私の名前
遠くの方で、誰かが呼んでいた。優しい音で紡がれるそれは、宝物のように大切で、愛しい私の名前だった。
「名前は、親からもらうもので体の次に大切なものだから」
そう笑顔で言った君が、そっと背中を押す。
まだ来るのは早い、と微笑み、しばらくは来なくていい、と言った君の顔がどんどん霞んでいく。
目が覚めたら、真っ白な天井が広がっていて、少しだけ消毒の匂いが鼻をかすめる。ああ、病院か、と気づいたのと同時に、ひどく安心したような顔をした両親がそこにはいた。
視線の先には
だんだんと息が浅くなる。心臓の音が耳元でやけに大きく聞こえる気がして、ぎゅっと押さえつけた。
音がしないように、息すらもころして、それが通りすぎるのを待っていた。
扉の向こう側から音がしなくなって、少し経ったところで、ゆっくりと立ち上がる。震える指先で、そっと扉を少しだけ開けた。
あ、と気づいたときには、もう遅かった。
視線の先には、異形のあやかしがギョロリとした目でこちらを見ていた。
私だけ
きっとこの世界を、この目で、この気持ちで見られるのは私しかいない。
どれだけ同じ場所に立ったとしても、どれだけ同じ気持ちだと言葉を使って確かめても、この世界をこうやって見れるのは私だけの特権だから。
どれだけ世界を憎んでも、どれだけ世界を愛しても、目に映る世界は人それぞれで、みんな自分だけの世界が広がっているんだ。
遠い日の記憶
あ、知っている。
なぜかそう思うことがあった。

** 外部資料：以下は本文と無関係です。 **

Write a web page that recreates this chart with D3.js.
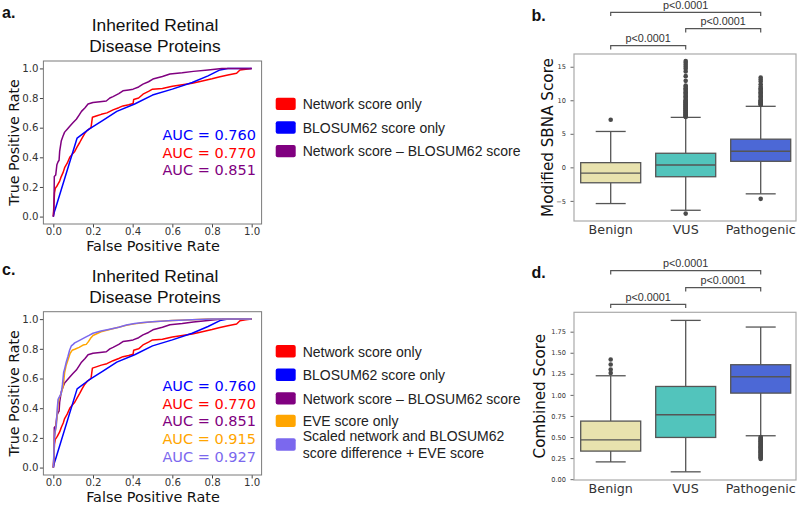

でも、知っているはずがないんだ。
だって、行ったこともないし、実際に見たこともない。それなのに、どこかで見たような気がして。
それを憶えていたのは、きっと今の自分ではない。
きっとそれは、自分がまだ他の誰かだったときの、遠い日の記憶のことだ。
空を見上げて心に浮かんだこと
ふと、見上げた空があまりにも美しかった。
薄い青色のキャンバスに広がる白い雲が形を変えながら流れていく。
頭で考えるよりも、心で感じるよりも先に、涙が勝手に出てきて、頬を伝う。
永遠なんてどこにもないのに、変わってしまうものばかりなのに、ただただ空が綺麗だから。永遠を信じてみたくて、手を伸ばす。
どうか、次に来る明日も、美しい日でありますように。